§ **Goal**: Transcribe the listing in full, excluding any pictures.

§ **Provided data**:

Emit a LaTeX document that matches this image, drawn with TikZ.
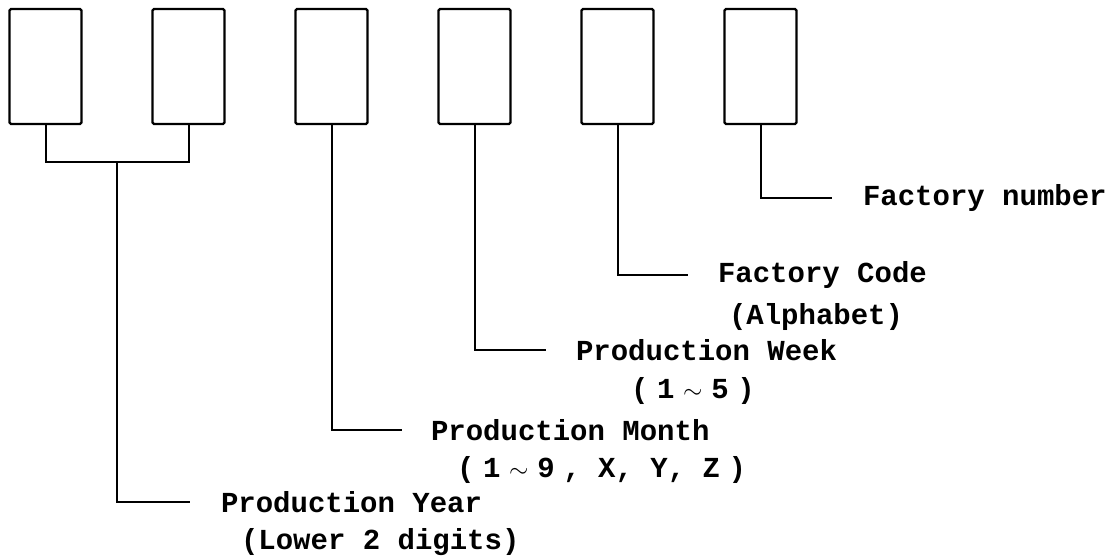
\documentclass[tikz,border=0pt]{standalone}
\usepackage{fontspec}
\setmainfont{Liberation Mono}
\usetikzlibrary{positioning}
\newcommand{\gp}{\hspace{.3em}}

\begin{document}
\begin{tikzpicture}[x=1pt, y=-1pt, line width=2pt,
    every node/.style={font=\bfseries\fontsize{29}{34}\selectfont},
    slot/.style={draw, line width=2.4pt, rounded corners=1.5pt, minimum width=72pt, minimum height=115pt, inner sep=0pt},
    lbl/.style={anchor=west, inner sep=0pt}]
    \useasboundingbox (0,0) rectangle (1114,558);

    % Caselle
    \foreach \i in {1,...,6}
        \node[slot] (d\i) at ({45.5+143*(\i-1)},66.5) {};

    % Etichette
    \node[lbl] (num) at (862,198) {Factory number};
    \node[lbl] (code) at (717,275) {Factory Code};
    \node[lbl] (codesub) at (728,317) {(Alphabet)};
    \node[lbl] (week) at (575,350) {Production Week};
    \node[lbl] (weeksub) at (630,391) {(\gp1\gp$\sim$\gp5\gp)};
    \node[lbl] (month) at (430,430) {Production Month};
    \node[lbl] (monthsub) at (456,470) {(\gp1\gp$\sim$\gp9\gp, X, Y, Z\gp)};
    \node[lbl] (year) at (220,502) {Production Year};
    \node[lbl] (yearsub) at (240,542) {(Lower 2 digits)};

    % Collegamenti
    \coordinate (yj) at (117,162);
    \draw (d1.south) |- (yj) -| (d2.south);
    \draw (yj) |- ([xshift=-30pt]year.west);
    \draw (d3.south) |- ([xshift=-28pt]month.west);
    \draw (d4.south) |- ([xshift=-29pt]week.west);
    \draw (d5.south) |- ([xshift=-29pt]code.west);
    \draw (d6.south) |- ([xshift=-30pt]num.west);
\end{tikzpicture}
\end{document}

§ **Full solution**:
Emit a LaTeX document that matches this image, drawn with TikZ.
\documentclass[tikz,border=0pt]{standalone}
\usepackage{fontspec}
\setmainfont{Liberation Mono}
\usetikzlibrary{positioning}
\newcommand{\gp}{\hspace{.3em}}

\begin{document}
\begin{tikzpicture}[x=1pt, y=-1pt, line width=2pt,
    every node/.style={font=\bfseries\fontsize{29}{34}\selectfont},
    slot/.style={draw, line width=2.4pt, rounded corners=1.5pt, minimum width=72pt, minimum height=115pt, inner sep=0pt},
    lbl/.style={anchor=west, inner sep=0pt}]
    \useasboundingbox (0,0) rectangle (1114,558);

    % Caselle
    \foreach \i in {1,...,6}
        \node[slot] (d\i) at ({45.5+143*(\i-1)},66.5) {};

    % Etichette
    \node[lbl] (num) at (862,198) {Factory number};
    \node[lbl] (code) at (717,275) {Factory Code};
    \node[lbl] (codesub) at (728,317) {(Alphabet)};
    \node[lbl] (week) at (575,350) {Production Week};
    \node[lbl] (weeksub) at (630,391) {(\gp1\gp$\sim$\gp5\gp)};
    \node[lbl] (month) at (430,430) {Production Month};
    \node[lbl] (monthsub) at (456,470) {(\gp1\gp$\sim$\gp9\gp, X, Y, Z\gp)};
    \node[lbl] (year) at (220,502) {Production Year};
    \node[lbl] (yearsub) at (240,542) {(Lower 2 digits)};

    % Collegamenti
    \coordinate (yj) at (117,162);
    \draw (d1.south) |- (yj) -| (d2.south);
    \draw (yj) |- ([xshift=-30pt]year.west);
    \draw (d3.south) |- ([xshift=-28pt]month.west);
    \draw (d4.south) |- ([xshift=-29pt]week.west);
    \draw (d5.south) |- ([xshift=-29pt]code.west);
    \draw (d6.south) |- ([xshift=-30pt]num.west);
\end{tikzpicture}
\end{document}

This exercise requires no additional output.